ACLED also records at least five incidents of attacks against local officials in Tigray region during the northern Ethiopia conflict from November 2020 to November 2022. In June 2021, Tigray People’s Liberation Front (TPLF) forces reportedly killed around 38 individuals linked with the interim regional government established by the federal government. Most of the violence targeting local officials in the region was linked with TPLF forces. Political violence in the region has dropped since the TPLF and the federal government signed the Agreement for Lasting Peace through a Permanent Cessation of Hostilities in November 2022.4VOA Amharic, ‘Press statement by the Special Envoy of the African Union on the peace talks held regarding the conflict in Northern Ethiopiam,’ 2 November 2022
While regional governments led by the party have made efforts to protect local officials, these efforts have failed in many places, and officials have become more frequent targets of assassinations, violence, and intimidation. In response to threats, many Amhara and Oromia officials are currently carrying out their duties from larger administrative centers where security can be guaranteed, effectively reducing the footprint of the federal government in the rural areas of the country.

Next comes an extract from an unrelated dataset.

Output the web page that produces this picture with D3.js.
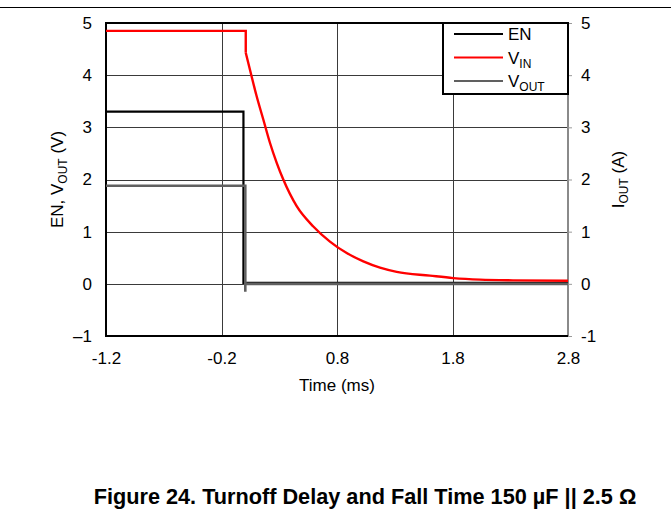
<!DOCTYPE html>
<html><head><meta charset="utf-8">
<script src="https://cdn.jsdelivr.net/npm/d3@7"></script>
<style>body{margin:0;background:#fff}svg{display:block;font-family:"Liberation Sans",Arial,sans-serif}</style>
</head><body><svg id="c" width="671" height="518"></svg>
<script>
// ---- data ----
const xTicks = [-1.2, -0.2, 0.8, 1.8, 2.8];
const xTickLabels = ["-1.2", "-0.2", "0.8", "1.8", "2.8"];
const yTicks = [-1, 0, 1, 2, 3, 4, 5];
const yLeftLabels = ["\u20131", "0", "1", "2", "3", "4", "5"];
const yRightLabels = ["-1", "0", "1", "2", "3", "4", "5"];

const enTime = [-1.2, -0.01, -0.01, 2.8];
const enVal  = [3.3, 3.3, 0.02, 0.02];

const vinStepTime = [-1.2, 0.01, 0.01];
const vinStepVal  = [4.85, 4.85, 4.43];
const vinDecayTime = [0.01, 0.047, 0.105, 0.162, 0.22, 0.278, 0.335, 0.451, 0.595, 0.739, 0.884, 1.028, 1.172, 1.317, 1.605, 1.807, 2.038, 2.324, 2.8];
const vinDecayVal  = [4.43, 4.1, 3.59, 3.15, 2.70, 2.32, 2.0, 1.49, 1.10, 0.81, 0.59, 0.43, 0.31, 0.23, 0.157, 0.11, 0.08, 0.067, 0.06];

const voutTime = [-1.2, 0.006, 0.006, 0.006, 2.8];
const voutVal  = [1.88, 1.88, -0.15, 0.0, 0.0];

const legendNames = [["EN", ""], ["V", "IN"], ["V", "OUT"]];
const legendColors = ["#000000", "#ff0000", "#606060"];

// ---- layout ----
const svg = d3.select("#c");
const L = 106, R = 568, T = 23, B = 336;
const FS = 17;
const x = d3.scaleLinear().domain([-1.2, 2.8]).range([L, R]);
const y = d3.scaleLinear().domain([-1, 5]).range([B, T]);

// page rule
svg.append("line").attr("x1", 0).attr("x2", 671).attr("y1", 7.5).attr("y2", 7.5)
  .attr("stroke", "#000").attr("stroke-width", 1.2);

// grid
const g = svg.append("g");
[0, 1, 2, 3, 4].forEach(v => g.append("line").attr("x1", L).attr("x2", R)
  .attr("y1", Math.round(y(v)) + 0.5).attr("y2", Math.round(y(v)) + 0.5)
  .attr("stroke", "#3a3a3a").attr("stroke-width", 1));
[-0.2, 0.8, 1.8].forEach(v => g.append("line").attr("y1", T).attr("y2", B)
  .attr("x1", Math.round(x(v)) + 0.5).attr("x2", Math.round(x(v)) + 0.5)
  .attr("stroke", "#3a3a3a").attr("stroke-width", 1));

// right axis (grey)
const rAxis = d3.axisRight(y).tickValues(yTicks).tickSize(4).tickFormat((d, i) => yRightLabels[i]);
const ra = svg.append("g").attr("transform", `translate(${R},0)`).call(rAxis);
ra.select(".domain").attr("stroke", "#8a8a8a").attr("stroke-width", 2).attr("d", `M0,${T}V${B}`);
ra.selectAll(".tick line").attr("stroke", "#9a9a9a");
ra.selectAll(".tick text").attr("x", 13).attr("font-size", FS).attr("fill", "#000")
  .attr("font-family", "Liberation Sans, Arial, sans-serif");

// left axis
const lAxis = d3.axisLeft(y).tickValues(yTicks).tickSize(0).tickFormat((d, i) => yLeftLabels[i]);
const la = svg.append("g").attr("transform", `translate(${L},0)`).call(lAxis);
la.select(".domain").remove();
la.selectAll(".tick text").attr("x", -14).attr("font-size", FS).attr("fill", "#000")
  .attr("font-family", "Liberation Sans, Arial, sans-serif");

// bottom axis
const bAxis = d3.axisBottom(x).tickValues(xTicks).tickSize(0).tickFormat((d, i) => xTickLabels[i]);
const ba = svg.append("g").attr("transform", `translate(0,${B})`).call(bAxis);
ba.select(".domain").remove();
ba.selectAll(".tick text").attr("y", 16).attr("font-size", FS).attr("fill", "#000")
  .attr("font-family", "Liberation Sans, Arial, sans-serif");

// frame (top, left, bottom)
svg.append("path").attr("d", `M${R},${T}H${L}V${B}H${R}`)
  .attr("fill", "none").attr("stroke", "#000").attr("stroke-width", 2);

// series
const line = d3.line().x(d => x(d[0])).y(d => y(d[1]));
const curve = d3.line().x(d => x(d[0])).y(d => y(d[1])).curve(d3.curveMonotoneX);
const zip = (a, b) => a.map((t, i) => [t, b[i]]);

svg.append("path").attr("d", line(zip(enTime, enVal))).attr("fill", "none")
  .attr("stroke", legendColors[0]).attr("stroke-width", 2.2);
svg.append("path").attr("d", line(zip(voutTime, voutVal))).attr("fill", "none")
  .attr("stroke", legendColors[2]).attr("stroke-width", 2.6);
svg.append("path").attr("d", line(zip(vinStepTime, vinStepVal))).attr("fill", "none")
  .attr("stroke", legendColors[1]).attr("stroke-width", 2.4);
svg.append("path").attr("d", curve(zip(vinDecayTime, vinDecayVal))).attr("fill", "none")
  .attr("stroke", legendColors[1]).attr("stroke-width", 2.4);

// legend
const lg = svg.append("g");
lg.append("rect").attr("x", 443).attr("y", 23).attr("width", 125).attr("height", 71)
  .attr("fill", "#fff").attr("stroke", "#000").attr("stroke-width", 2);
legendNames.forEach((n, i) => {
  const yy = 34 + i * 23.5;
  lg.append("line").attr("x1", 454).attr("x2", 503).attr("y1", yy).attr("y2", yy)
    .attr("stroke", legendColors[i]).attr("stroke-width", 2);
  const t = lg.append("text").attr("x", 508).attr("y", yy + 6).attr("font-size", FS).attr("fill", "#000");
  t.append("tspan").text(n[0]);
  if (n[1]) t.append("tspan").attr("dy", 4).attr("font-size", 12).text(n[1]);
});

// axis titles
const lt = svg.append("text").attr("transform", `translate(63,${(T + B) / 2}) rotate(-90)`)
  .attr("text-anchor", "middle").attr("font-size", FS).attr("fill", "#000");
lt.append("tspan").text("EN, V");
lt.append("tspan").attr("dy", 4).attr("font-size", 12).text("OUT");
lt.append("tspan").attr("dy", -4).text(" (V)");

const rt = svg.append("text").attr("transform", `translate(624,${(T + B) / 2}) rotate(-90)`)
  .attr("text-anchor", "middle").attr("font-size", FS).attr("fill", "#000");
rt.append("tspan").text("I");
rt.append("tspan").attr("dy", 4).attr("font-size", 12).text("OUT");
rt.append("tspan").attr("dy", -4).text(" (A)");

svg.append("text").attr("x", (L + R) / 2).attr("y", 391).attr("text-anchor", "middle")
  .attr("font-size", FS).attr("fill", "#000").text("Time (ms)");

svg.append("text").attr("x", 365).attr("y", 504).attr("text-anchor", "middle")
  .attr("font-size", 21.7).attr("font-weight", "bold").attr("fill", "#000")
  .text("Figure 24. Turnoff Delay and Fall Time 150 \u00b5F || 2.5 \u03a9");
</script></body></html>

Due to the restricted information landscape in Ethiopia, it is likely that not all political violence events have been reported. Moreover, the Ethiopian Human Rights Commission stated that an unidentified number of local officials were killed in August, leading to the collapse of local administration and security force structures in various parts of Amhara region.5Ethiopian Human Rights Commission, ‘The human rights impact of the armed conflict on civilians in Amhara Regional State,’ 14 August 2023 The ACLED Conflict Alert System (CAST) predicts increasing levels of political violence in the region in the coming months, suggesting that violent activity by Amhara ethnic nationalist groups will likely continue. Given the layers of instability in the region, militias are likely to carry on attacks targeting local officials with the objective of removing the Prosperity Party-led government in the region.